Which lesson is this? Please post a link. Thanks.


#4

It is for https://www.codecademy.com/en/courses/ruby-beginner-en-Qn7Qw/2/2?curriculum_id=5059f8619189a5000201fbcb

Now I get the "okay" for that code, but it prints this to the console-

{:fight_club=>"Thriller by David Fincher", :inception=>"Thriller by Christopher Nolan"}

This clearly has "rockets" inside of it. Perhaps that is meaningless to the exercise. When I print it in Atom I get:

{:fight_club=>"Thriller by David Fincher", :inception=>"Thriller by Christopher Nolan"}

Which again has rockets so I guess this is normal console-wise.

Are U getting an error with that code? This is the exact same code that 8 hours ago gave the error: Make sure to use the new hash syntax instead of the older hash rocket
syntax.


#5

I didn't get any error with the code in post #2.

As an aside, I'm not a big fan of fabricated names, but I do see how it can be an aid to efficiency. For proper names it follows that Title Case will be converted to snake_case and vice versa. Keys will start as a title case string made to a snake_case symbol, and will be returned as a title case string. This takes intervention.

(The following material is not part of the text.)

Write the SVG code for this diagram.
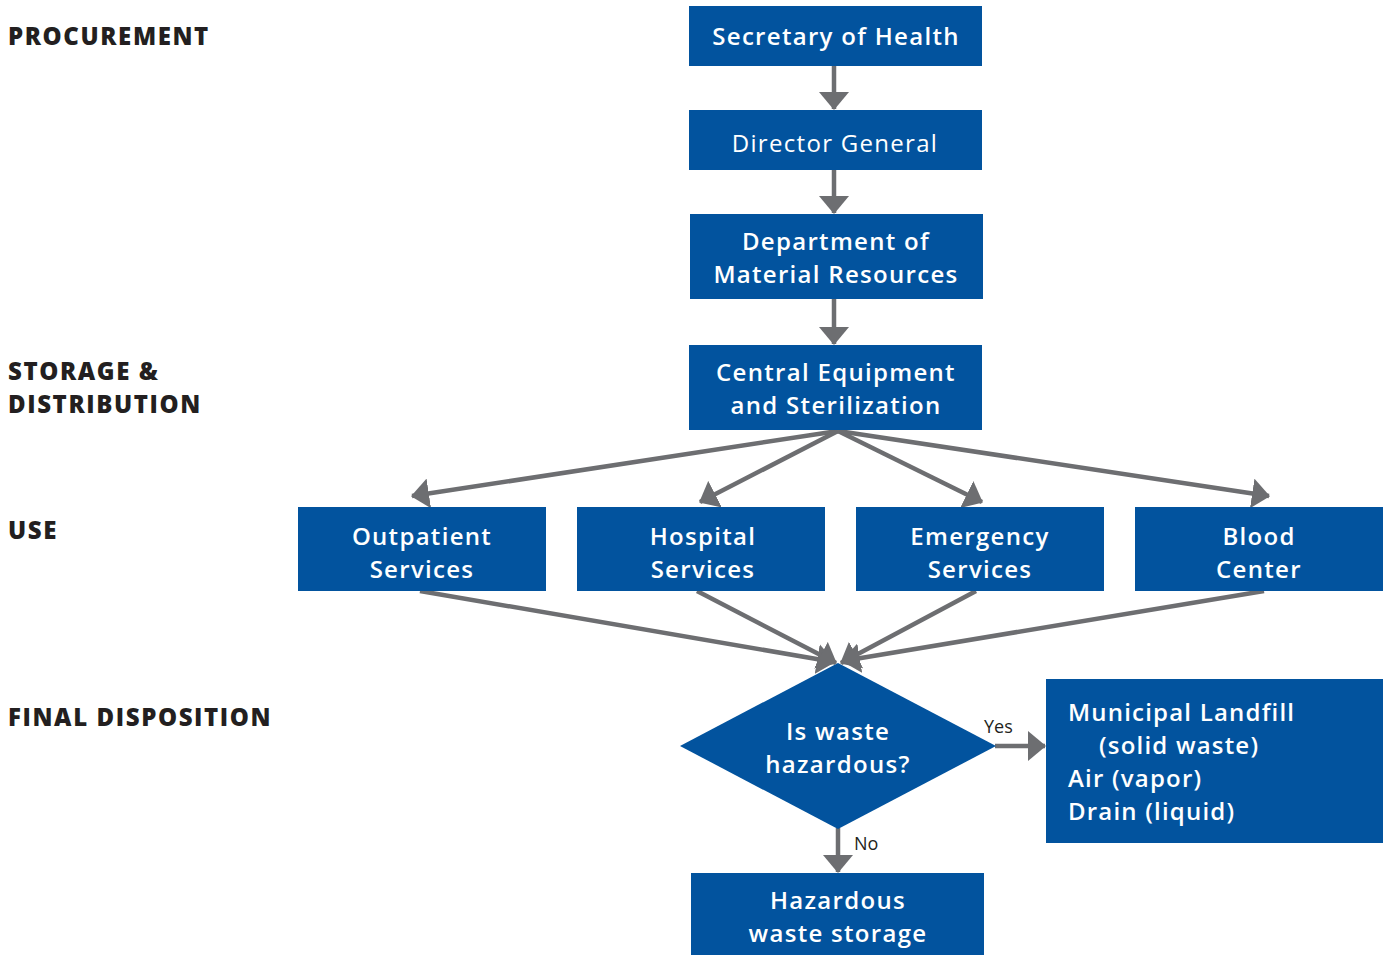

user =  "The Princess Bride"

label = 'the_princess_bride'

key = label.to_sym

key is what the data stream would be using to create or access. Obviously we need a function between user and label.

Consider,

def titleize(x)
    words = x.split
    words.each do |word|
        word.capitalize!
    end
    words.join(' ')
end

user = "Fight Club"
label = user.gsub(" ","_").downcase!
puts label
key = label.to_sym
puts key
label = key.to_s
user = titleize(label.gsub("_"," "))
puts user

fight_club
fight_club
Fight Club
nil

Taking it one step further...

user = "Motorcycle Diaries"
label = user.gsub(" ","_").downcase!
#puts label
key = label.to_sym
#puts key
movies[key] = user
puts movies
label = key.to_s
user = titleize(label.gsub("_"," "))
puts user

Output

{:fight_club=>"Thriller by David Fincher", :inception=>"Thriller by Christopher Nolan", :motorcycle_diaries=>"Motorcycle Diaries"}
Motorcycle Diaries
nil

And it still passes.


#6

I'm not sure why I got the error then, but as I understand from your outputs, a variation of caps or non-cap (first letter) is allowed? Right? I see it in the titlesize function.

So then it must have been a glitch in the console or something? I mean, I never blame the console because 99.9% of the time it's not an bug, but maybe it was this time? What do u think?

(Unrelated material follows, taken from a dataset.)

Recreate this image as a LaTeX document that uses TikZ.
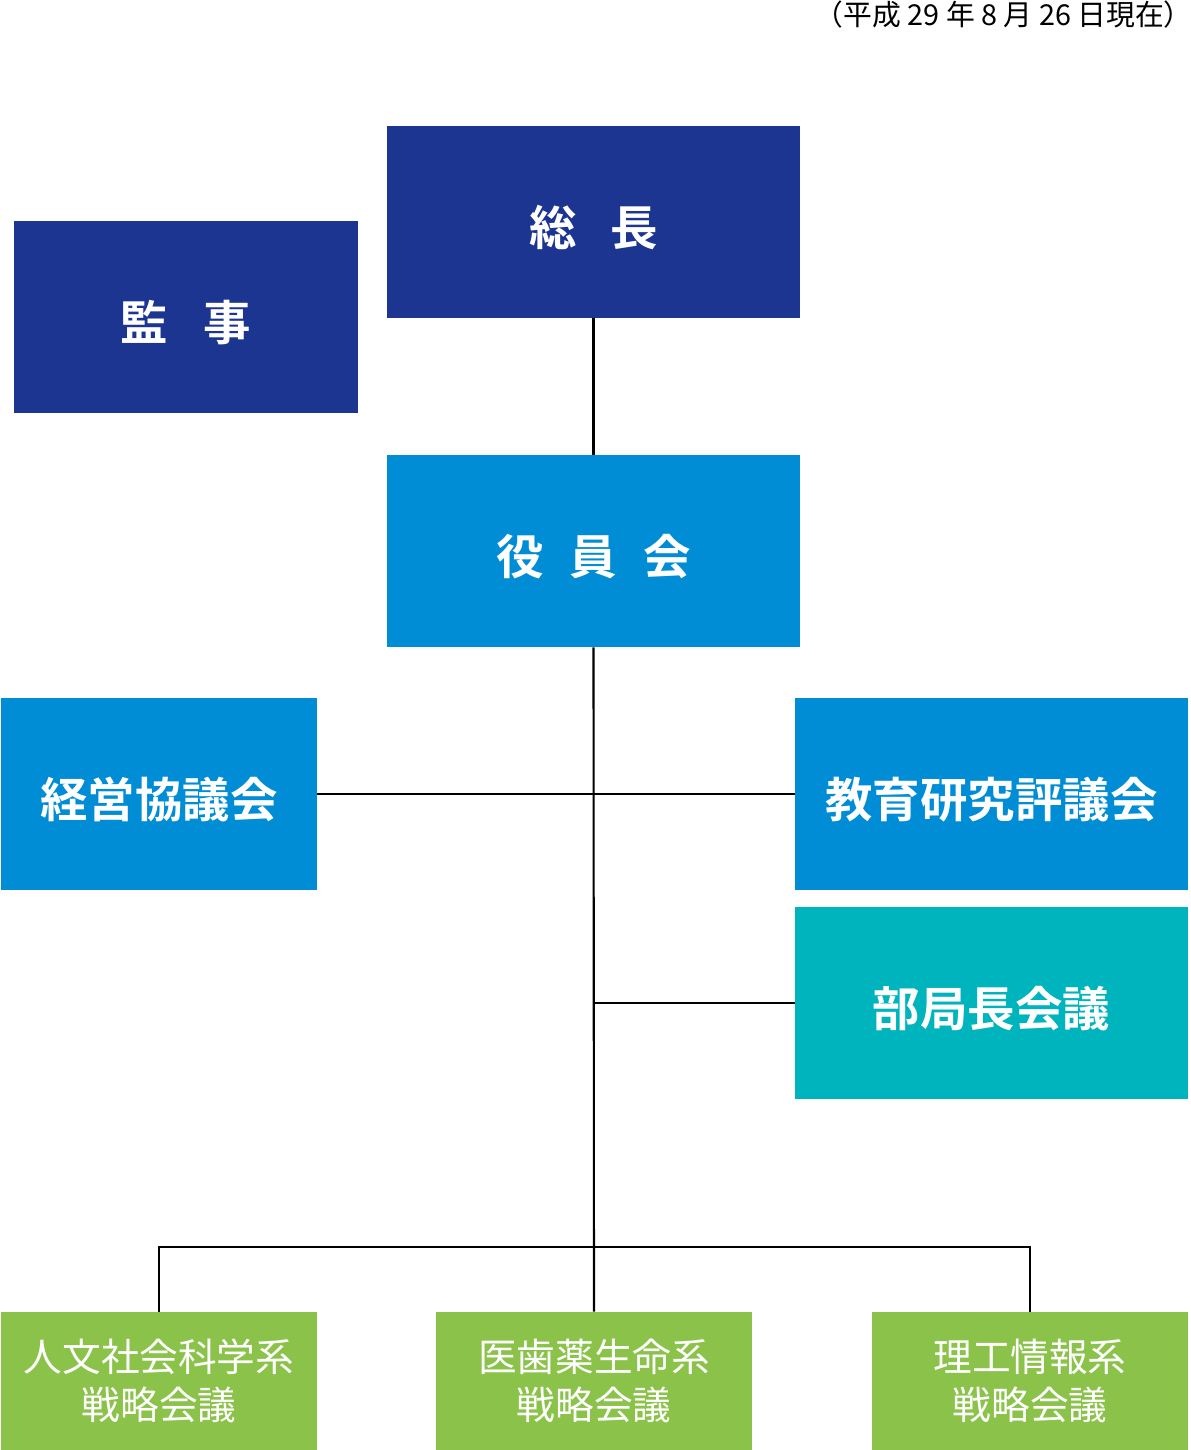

This was such a simple question to get hung up on compared to the previous conversion one we worked on.

Anyway...when converting via the non-rocket, new method to hash symbols, how can U make the key side exactly what you want it?

In the old way I could do

:"Fight Club" => "Thriller by David Fincher",

With a string in the key, and thus the spacing a proper lettering. The new way seems to allow for none of this freedom. Is this just my perception? Is there way around it?

Is this just a reply to the overall questions methodology? Or to my specific names? Just wondering since we had to fabricate in this case.

Overall, thanks for the investigation. The case is solved, and I know exactly the syntax for Ruby 1.9 conversions. (The rocket, while much bulkier, is much preferred....by me)


#7

Not being an experienced Ruby programmer, I tend to rely alot on trial and error. My thinking on name creation leans to the human readable side, proper names versus symbolic. We would normally expect a user to enter "Fight Club" when searching for a movie. I've never entered anything like fight_club into a search bar.

Using a program to convert a Title to a symbol and back makes sense to me since it offers some consistency. This is not really fabrication if the machine does it. It is fabrication if we write it in a literal.

As far as writing a title as a symbol,

 > "Fight Club".to_sym
=> :"Fight Club"

We don't need to convert to snake_case unless we want to strip the quotes.

 > :"Fight Club".is_a?(Symbol)
=> true

This would suggest that we can write a symbol in a literal. It just doesn't seem like a human way to write data. That's where .to_sym comes in to work with human diction. We just keep on doing things the way that comes most naturally.